Task description >> Locate each line below that includes "this" and reproduce it.
-- Raw data start --
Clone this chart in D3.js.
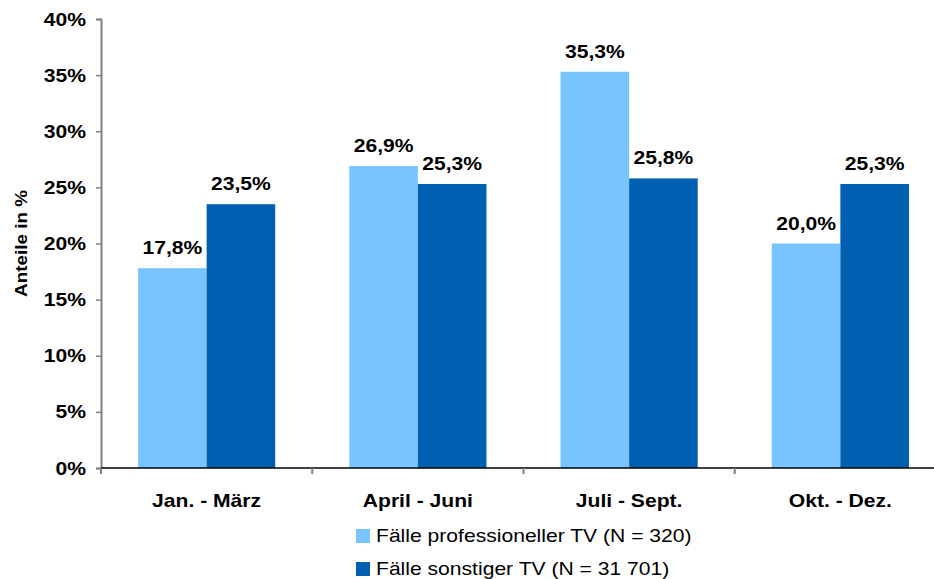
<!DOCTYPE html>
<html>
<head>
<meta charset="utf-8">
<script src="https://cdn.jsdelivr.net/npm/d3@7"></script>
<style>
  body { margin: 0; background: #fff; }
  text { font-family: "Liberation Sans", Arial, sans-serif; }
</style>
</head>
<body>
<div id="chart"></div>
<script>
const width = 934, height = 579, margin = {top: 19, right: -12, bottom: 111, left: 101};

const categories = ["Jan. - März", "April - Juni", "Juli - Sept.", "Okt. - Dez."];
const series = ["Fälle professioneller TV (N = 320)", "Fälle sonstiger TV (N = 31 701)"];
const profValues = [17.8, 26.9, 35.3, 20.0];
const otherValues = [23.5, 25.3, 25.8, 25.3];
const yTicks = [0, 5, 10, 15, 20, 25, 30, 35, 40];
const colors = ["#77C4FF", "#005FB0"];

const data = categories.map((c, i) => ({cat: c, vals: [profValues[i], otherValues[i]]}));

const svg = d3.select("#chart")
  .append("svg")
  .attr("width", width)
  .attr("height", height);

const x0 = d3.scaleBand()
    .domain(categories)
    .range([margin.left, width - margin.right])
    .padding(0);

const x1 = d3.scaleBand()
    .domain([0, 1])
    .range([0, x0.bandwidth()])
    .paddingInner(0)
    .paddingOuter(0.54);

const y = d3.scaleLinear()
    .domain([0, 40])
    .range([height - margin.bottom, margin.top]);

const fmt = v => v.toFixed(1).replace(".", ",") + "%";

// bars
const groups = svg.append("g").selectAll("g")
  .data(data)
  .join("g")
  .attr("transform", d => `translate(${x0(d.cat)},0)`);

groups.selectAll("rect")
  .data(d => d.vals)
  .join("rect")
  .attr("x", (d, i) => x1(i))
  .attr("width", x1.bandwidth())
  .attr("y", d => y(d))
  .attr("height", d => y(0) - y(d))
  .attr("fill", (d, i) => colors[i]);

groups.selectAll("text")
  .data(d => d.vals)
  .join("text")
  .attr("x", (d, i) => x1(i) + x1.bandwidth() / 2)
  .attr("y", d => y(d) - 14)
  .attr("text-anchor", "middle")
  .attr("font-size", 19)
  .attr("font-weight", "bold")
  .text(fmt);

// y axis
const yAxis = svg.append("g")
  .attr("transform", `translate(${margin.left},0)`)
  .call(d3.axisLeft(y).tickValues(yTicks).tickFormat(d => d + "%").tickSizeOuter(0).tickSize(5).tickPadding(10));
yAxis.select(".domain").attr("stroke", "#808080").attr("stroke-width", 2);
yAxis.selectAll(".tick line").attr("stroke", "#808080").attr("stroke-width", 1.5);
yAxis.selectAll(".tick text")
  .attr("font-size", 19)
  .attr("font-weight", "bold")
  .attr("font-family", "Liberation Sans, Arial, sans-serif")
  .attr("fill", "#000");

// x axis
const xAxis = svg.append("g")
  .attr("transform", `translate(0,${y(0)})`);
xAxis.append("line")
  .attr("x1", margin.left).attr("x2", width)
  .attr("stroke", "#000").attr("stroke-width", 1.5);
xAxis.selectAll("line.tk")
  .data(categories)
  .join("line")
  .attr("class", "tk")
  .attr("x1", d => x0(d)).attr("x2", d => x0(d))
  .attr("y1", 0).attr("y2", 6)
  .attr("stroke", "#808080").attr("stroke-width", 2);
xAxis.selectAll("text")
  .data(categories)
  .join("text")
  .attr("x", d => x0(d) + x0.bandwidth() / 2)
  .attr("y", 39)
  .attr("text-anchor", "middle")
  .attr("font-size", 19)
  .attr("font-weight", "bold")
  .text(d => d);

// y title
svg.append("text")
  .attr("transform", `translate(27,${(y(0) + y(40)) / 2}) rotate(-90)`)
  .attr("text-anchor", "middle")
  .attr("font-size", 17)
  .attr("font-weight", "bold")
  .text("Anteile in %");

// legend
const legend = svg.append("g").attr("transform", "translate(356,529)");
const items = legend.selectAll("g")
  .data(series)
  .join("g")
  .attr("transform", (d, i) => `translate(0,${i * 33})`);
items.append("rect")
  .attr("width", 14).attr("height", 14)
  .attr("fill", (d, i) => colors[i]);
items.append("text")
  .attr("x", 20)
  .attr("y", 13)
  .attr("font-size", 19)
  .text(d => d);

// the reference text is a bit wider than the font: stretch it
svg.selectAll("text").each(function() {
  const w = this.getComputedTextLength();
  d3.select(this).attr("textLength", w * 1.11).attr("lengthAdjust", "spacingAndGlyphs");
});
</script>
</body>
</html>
-- Raw data end --
Exercise output >>
Clone this chart in D3.js.
  const w = this.getComputedTextLength();
  d3.select(this).attr("textLength", w * 1.11).attr("lengthAdjust", "spacingAndGlyphs");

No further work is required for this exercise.